The government’s announcement coincided with a decision by the central bank to float the Egyptian pound. The currency’s value against the dollar surged to 13 pounds, a rise of nearly 50 percent. The policy was designed to eradicate the black market and push through economic reforms, crucial to secure a three-year $12 billion loan from the International Monetary Fund, urgently needed to cover the state’s widening budget deficit.

Reaction to the recent economic moves spurred the President of the American University in Cairo (AUC), the state’s most expensive education establishment, to issue a letter aimed at calming students and employees anxious about the impact of the currency flotation.

“I have announced our commitment to ensuring that no student is forced to leave AUC as a result of an inability to pay tuition, and that remains a top priority. In addition, we simply must find ways to help our lowest-paid employees who will be hardest hit by the anticipated increase in inflation,” Francis J. Ricciardone, AUC President, wrote in a letter that was shared by the university’s students and alumni on social media.

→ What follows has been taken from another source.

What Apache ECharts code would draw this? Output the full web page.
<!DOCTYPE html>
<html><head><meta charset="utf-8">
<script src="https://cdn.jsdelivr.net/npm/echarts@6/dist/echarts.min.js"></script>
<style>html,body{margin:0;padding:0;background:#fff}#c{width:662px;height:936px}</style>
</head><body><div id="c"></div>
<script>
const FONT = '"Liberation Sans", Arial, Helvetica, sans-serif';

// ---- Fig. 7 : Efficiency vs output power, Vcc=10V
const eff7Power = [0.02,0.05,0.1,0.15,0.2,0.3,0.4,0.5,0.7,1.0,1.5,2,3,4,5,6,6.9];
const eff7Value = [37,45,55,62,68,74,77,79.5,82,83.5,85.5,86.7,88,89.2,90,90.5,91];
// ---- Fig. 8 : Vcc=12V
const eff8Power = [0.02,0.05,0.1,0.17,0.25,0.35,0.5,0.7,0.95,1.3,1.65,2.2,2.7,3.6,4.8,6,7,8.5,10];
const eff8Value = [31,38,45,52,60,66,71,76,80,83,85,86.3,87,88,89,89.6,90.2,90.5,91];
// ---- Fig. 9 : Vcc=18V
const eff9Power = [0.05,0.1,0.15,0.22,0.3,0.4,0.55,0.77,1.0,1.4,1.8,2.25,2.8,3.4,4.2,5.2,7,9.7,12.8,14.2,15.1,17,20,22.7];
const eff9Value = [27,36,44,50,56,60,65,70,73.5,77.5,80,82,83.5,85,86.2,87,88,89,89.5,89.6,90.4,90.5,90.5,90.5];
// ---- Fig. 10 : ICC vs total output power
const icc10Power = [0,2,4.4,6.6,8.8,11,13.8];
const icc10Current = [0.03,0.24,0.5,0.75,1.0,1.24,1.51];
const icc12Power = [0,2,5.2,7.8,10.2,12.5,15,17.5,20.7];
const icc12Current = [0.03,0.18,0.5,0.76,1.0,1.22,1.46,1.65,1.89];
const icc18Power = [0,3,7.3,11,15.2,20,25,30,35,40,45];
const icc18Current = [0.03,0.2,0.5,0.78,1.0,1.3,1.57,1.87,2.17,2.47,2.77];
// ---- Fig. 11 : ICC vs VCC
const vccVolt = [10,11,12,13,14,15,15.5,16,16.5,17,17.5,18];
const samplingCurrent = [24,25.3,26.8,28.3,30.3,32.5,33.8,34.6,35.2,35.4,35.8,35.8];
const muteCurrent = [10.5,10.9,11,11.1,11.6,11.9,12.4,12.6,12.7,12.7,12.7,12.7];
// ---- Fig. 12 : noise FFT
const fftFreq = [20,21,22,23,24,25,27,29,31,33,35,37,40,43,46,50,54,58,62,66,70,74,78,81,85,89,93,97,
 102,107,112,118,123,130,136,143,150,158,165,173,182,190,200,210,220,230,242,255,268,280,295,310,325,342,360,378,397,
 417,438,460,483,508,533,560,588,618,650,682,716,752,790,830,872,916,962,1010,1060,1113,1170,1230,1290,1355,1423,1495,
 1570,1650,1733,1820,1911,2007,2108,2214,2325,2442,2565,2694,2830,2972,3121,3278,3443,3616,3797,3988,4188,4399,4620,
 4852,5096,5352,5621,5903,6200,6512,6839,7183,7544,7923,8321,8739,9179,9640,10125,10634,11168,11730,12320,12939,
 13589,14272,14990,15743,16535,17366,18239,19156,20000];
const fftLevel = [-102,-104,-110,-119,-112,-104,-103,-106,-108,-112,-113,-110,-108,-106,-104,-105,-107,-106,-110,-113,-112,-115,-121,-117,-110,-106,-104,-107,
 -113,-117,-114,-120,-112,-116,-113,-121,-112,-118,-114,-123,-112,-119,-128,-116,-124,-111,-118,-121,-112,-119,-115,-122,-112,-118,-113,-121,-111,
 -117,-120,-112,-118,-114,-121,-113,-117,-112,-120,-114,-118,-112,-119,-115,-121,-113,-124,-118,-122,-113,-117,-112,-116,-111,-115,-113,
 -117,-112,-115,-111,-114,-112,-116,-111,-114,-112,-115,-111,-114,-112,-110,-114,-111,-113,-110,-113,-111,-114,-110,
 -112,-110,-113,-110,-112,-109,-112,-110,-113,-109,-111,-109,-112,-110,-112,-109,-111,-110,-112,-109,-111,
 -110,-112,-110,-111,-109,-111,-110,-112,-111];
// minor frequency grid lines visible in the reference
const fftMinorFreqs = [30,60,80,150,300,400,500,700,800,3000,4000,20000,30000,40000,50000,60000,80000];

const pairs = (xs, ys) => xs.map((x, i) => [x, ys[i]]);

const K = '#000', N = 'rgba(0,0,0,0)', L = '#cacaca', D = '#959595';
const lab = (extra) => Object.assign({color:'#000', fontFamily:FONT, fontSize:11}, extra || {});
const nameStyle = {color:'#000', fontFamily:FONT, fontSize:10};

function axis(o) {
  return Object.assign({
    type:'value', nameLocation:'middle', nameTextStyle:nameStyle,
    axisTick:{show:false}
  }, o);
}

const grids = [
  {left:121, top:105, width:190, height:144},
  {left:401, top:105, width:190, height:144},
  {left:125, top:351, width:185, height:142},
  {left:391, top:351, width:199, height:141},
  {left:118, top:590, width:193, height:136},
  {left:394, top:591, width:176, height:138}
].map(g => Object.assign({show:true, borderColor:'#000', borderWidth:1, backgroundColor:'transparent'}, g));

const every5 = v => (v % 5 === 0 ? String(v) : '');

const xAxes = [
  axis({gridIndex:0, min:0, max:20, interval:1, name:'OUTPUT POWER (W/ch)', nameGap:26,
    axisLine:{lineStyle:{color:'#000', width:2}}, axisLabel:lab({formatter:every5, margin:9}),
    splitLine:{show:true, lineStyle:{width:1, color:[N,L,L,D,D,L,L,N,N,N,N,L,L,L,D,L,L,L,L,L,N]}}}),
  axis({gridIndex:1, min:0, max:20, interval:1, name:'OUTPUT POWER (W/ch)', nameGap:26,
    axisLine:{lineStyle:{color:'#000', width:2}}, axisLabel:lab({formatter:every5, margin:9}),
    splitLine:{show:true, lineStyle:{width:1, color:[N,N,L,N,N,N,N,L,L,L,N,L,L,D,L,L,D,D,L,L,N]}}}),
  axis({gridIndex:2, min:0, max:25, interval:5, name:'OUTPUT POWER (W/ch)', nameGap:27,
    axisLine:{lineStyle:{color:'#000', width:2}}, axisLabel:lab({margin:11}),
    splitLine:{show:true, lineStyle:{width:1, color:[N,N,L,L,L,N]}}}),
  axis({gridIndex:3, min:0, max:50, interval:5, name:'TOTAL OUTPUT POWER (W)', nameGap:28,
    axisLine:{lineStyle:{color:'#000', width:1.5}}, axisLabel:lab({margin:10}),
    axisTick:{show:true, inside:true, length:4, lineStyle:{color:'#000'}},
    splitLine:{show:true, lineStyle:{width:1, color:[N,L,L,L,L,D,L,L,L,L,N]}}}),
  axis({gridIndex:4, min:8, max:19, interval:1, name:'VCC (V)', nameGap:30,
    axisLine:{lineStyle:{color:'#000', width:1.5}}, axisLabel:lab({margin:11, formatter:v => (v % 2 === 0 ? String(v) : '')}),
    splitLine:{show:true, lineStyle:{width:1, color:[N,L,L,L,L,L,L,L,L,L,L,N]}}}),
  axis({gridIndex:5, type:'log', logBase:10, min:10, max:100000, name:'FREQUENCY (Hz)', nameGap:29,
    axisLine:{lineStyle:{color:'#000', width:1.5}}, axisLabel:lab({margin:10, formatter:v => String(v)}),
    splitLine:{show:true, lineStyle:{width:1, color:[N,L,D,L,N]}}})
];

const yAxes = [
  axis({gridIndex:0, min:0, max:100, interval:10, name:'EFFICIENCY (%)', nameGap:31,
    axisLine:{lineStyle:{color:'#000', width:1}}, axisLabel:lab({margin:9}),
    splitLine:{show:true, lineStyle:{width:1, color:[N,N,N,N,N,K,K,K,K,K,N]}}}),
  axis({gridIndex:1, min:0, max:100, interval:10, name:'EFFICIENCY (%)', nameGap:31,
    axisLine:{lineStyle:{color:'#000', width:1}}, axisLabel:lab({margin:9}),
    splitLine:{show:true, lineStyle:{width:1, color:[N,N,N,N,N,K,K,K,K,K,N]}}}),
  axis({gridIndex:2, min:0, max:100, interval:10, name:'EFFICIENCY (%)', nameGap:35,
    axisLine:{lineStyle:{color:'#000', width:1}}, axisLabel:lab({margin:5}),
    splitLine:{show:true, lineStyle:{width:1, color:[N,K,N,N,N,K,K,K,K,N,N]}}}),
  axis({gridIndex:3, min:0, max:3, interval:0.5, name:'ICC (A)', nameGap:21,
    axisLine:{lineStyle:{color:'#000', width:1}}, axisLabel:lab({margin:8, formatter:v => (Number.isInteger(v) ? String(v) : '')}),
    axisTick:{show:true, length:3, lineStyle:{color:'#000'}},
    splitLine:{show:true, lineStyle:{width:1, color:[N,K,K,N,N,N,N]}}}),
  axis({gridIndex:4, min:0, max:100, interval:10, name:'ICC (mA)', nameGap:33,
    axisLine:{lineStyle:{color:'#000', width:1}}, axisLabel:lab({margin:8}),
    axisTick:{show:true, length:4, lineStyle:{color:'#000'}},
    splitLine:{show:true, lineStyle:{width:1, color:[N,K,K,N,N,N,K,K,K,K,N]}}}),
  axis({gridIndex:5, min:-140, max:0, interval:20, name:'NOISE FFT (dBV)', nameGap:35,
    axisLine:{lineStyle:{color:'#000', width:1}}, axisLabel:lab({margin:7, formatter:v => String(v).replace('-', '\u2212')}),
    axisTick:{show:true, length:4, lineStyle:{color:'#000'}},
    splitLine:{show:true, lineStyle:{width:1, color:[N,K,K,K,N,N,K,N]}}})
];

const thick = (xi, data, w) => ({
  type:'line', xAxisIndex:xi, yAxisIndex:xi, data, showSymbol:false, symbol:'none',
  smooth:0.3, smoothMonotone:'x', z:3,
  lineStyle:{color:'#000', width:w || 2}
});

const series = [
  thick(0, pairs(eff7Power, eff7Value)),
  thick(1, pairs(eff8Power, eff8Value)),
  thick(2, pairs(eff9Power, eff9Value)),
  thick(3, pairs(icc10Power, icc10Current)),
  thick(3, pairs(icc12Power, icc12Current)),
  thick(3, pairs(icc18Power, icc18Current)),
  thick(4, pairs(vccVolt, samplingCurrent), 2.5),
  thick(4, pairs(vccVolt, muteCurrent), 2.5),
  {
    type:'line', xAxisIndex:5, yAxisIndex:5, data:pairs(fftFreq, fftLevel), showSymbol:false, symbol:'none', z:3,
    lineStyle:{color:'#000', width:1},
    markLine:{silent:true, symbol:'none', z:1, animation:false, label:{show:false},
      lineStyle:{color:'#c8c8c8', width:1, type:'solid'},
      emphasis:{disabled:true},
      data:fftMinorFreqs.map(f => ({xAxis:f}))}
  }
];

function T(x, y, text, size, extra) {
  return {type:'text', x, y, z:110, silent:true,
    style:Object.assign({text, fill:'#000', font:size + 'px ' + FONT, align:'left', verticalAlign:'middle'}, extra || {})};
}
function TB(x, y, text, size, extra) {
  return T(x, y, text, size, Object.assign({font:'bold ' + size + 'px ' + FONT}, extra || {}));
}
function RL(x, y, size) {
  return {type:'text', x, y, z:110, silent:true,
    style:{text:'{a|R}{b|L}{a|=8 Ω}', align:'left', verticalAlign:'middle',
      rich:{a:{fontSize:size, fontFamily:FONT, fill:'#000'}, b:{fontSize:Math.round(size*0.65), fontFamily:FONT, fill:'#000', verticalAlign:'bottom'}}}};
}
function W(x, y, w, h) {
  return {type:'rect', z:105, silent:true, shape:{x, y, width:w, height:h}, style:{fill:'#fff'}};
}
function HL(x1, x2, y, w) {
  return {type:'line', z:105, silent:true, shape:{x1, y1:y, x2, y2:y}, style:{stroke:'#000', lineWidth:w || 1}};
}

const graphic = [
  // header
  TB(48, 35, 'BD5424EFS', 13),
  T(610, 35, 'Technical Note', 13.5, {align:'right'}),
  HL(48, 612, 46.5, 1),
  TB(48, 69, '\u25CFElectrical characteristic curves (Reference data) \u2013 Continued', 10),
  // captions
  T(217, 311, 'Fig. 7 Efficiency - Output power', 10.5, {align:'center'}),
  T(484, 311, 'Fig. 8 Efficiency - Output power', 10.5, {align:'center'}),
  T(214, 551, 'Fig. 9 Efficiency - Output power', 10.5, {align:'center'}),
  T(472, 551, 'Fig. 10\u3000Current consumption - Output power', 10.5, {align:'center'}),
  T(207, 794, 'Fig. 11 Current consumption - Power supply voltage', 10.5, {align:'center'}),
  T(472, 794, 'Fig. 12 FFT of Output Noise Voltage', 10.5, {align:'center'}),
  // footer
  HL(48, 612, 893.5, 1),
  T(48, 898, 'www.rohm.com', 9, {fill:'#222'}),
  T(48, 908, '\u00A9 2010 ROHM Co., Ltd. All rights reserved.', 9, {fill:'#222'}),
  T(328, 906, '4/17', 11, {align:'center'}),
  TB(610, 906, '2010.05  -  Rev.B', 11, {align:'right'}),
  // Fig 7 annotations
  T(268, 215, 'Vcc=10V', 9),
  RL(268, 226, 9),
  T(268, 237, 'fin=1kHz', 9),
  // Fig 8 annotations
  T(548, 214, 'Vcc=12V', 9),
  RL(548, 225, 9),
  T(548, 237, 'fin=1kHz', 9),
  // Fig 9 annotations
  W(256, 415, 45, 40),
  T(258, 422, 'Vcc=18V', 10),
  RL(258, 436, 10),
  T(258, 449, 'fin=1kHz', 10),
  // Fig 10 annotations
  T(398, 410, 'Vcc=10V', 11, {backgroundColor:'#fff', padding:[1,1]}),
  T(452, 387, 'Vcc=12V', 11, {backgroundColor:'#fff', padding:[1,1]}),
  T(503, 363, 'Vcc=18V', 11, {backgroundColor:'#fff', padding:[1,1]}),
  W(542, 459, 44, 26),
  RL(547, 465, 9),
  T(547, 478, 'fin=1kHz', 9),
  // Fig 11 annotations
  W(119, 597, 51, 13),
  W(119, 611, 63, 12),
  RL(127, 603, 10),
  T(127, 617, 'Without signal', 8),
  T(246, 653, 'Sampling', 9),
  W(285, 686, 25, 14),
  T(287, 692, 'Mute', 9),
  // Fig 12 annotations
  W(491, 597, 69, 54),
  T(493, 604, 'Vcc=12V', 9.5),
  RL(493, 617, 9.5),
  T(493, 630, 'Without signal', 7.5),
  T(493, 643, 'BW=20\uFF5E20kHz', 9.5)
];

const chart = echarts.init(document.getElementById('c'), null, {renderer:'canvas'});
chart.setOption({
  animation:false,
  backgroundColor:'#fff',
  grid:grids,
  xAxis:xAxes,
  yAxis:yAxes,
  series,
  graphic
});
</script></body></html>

He later announced the allocation of $1 million to help struggling students to continue the current academic year.

Annual inflation rose above 14 percent in October, according to the Central Agency for Public Mobilization and Statistics. Egypt’s finance minister has said that the economic programme agreed with the IMF aims to reduce inflation rates to less than 10 percent by 2018/2019.

“Everything went up by 30 percent (in the last few weeks). What used to cost 100 pounds now costs 130,” Ismail Mahmoud, an employee in a private Egyptian firm, told Zawya. “The price of electricity had also gone up. Some people who used to pay one or two thousand pounds per month for their electricity bills, now could pay 6,000 pounds a month.”

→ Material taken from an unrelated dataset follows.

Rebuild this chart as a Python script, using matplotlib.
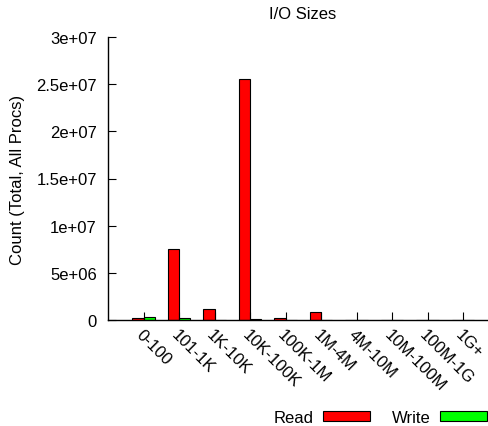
import numpy as np
import matplotlib
matplotlib.use("Agg")
import matplotlib.pyplot as plt

plt.rcParams['font.family'] = ['Liberation Sans', 'DejaVu Sans']

bins = ["0-100", "101-1K", "1K-10K", "10K-100K", "100K-1M",
        "1M-4M", "4M-10M", "10M-100M", "100M-1G", "1G+"]
read_counts = [2.0e5, 7.55e6, 1.2e6, 2.555e7, 1.6e5, 8.2e5, 3e4, 1e4, 1e4, 1e4]
write_counts = [3.2e5, 1.6e5, 2e4, 1.5e5, 1e4, 1e4, 1e4, 1e4, 1e4, 1e4]
yticks = [0, 5e6, 1e7, 1.5e7, 2e7, 2.5e7, 3e7]
ytick_labels = ["0", "5e+06", "1e+07", "1.5e+07", "2e+07", "2.5e+07", "3e+07"]

W, H = 488, 427
fig = plt.figure(figsize=(W/100, H/100), dpi=100)
# axis runs off the right edge of the image, like the original
ax = fig.add_axes([108/W, 1-321/H, 390.5/W, 283/H])

x = np.arange(len(bins))
bw = 0.32
rb = ax.bar(x - bw/2, read_counts, bw, color="#ff0000", edgecolor="black", linewidth=0.8, label="Read")
wb = ax.bar(x + bw/2, write_counts, bw, color="#00ff00", edgecolor="black", linewidth=0.8, label="Write")

ax.set_xlim(-1, 10)
ax.set_ylim(0, 3e7)
ax.set_yticks(yticks)
ax.set_yticklabels(ytick_labels)
ax.set_xticks(x)
ax.set_xticklabels(bins, rotation=-45, ha="left", va="top", rotation_mode="anchor")
ax.tick_params(axis="both", direction="in", length=6, width=0.8, labelsize=12)
ax.tick_params(axis="y", pad=8)
ax.tick_params(axis="x", pad=5)
for s in ["top", "right"]:
    ax.spines[s].set_visible(False)
for s in ["left", "bottom"]:
    ax.spines[s].set_linewidth(1.0)

fig.text(303/W, 1-14.5/H, "I/O Sizes", ha="center", va="center", fontsize=12)
fig.text(18/W, 1-179.5/H, "Count (Total, All Procs)", rotation=90, ha="center", va="center", fontsize=12)

fig.legend(handles=[rb, wb], loc="center right", bbox_to_anchor=(487/W, 1-418.5/H),
           ncol=2, frameon=False, markerfirst=False, fontsize=12,
           handlelength=2.8, handleheight=0.5, handletextpad=0.6,
           columnspacing=1.3, borderpad=0, borderaxespad=0)

fig.savefig("out.png", dpi=100)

The surge of prices has also hit hard the medical sector, leading to the disappearance of some expensive, imported medical drugs. “There is no mercy, how come the prices of drugs go up four times, how would you escape God’s punishment on such thing?” an Egyptian going under the name ROTO tweeted.

Painful cure

The economy of Egypt has been badly hit by a wave of political turmoil that followed the ousting of President Hosni Mubarak in a popular uprising in 2011. The state’s strategic stock of foreign reserves plunged to $19.041 billion in October 2016, from about $36 billion built up before the 2011 uprising.

“We import about 70 to 73 percent of our needs so it is normal to witness a further hike in prices after a floatation decision,” said economist and parliament member Bassant Fahmy. “But the decision, although was tough, was the right move and it will have a very positive impact on the economy on the long term.”

“We have economic problems of over 60 years old and we are only now starting to fix them,” Fahmy said, referring to Egypt’s decades-old budget deficits that have been bloated by heavy spending on subsidies and salaries for around six million state employees.

Egyptian President Abdel Fattah Al Sisi, who came to power in 2013, had said it will not be an easy or quick job to restore economic and political stability to the country of 90 million people. Prime Minister Sherif Ismail said on the day after the floatation decision that Egypt "no longer has the luxury" of postponing difficult economic decisions.

Ezzat Abdallah, professor of economics at Thebes Academy, a Cairo-based private university, expects inflation to hinder the short-term flow of new investments to the country. “Investors examine a country's basic inflation rate and ways of confronting it before they pump their money," he said.

“Stop whining”

Some Egyptians have urged their fellow citizens on social media to be more optimistic about the future.

“I know it's frustrating but we have to man up, stop whining, be supportive and wait till things get better coz inshallah (by God’s will) they will,” Zeinab Mostafa, an Egyptian businesswoman and owner of Devour, a prominent chain of cupcakes stores, wrote on her Facebook page.

Mostafa shared a list of prices for the raw materials she uses daily, which showed an increase in the price of 25 kilograms of butter to 1,600 pounds in November from 860 pounds four months ago, while the price of 1 kg of sugar rose to 16 pounds from 4.25 pounds.

Egypt last month witnessed a sugar crisis when a shortage in the vital commodity led the government to raid grocery stores and big companies to capture their stocks of sugar. It had briefly seized 2,000 tonnes from sweet maker Edita, one of the largest listed companies on the Egyptian stock exchange.

Many Egyptians remain worried about their future. Several have contacted their friends who live and work abroad asking for help to get a job. “I am working to get out of here, anywhere in the GCC (Gulf Cooperation Council) or Europe, anywhere out of here,” said one Egyptian employee, who asked not to be named.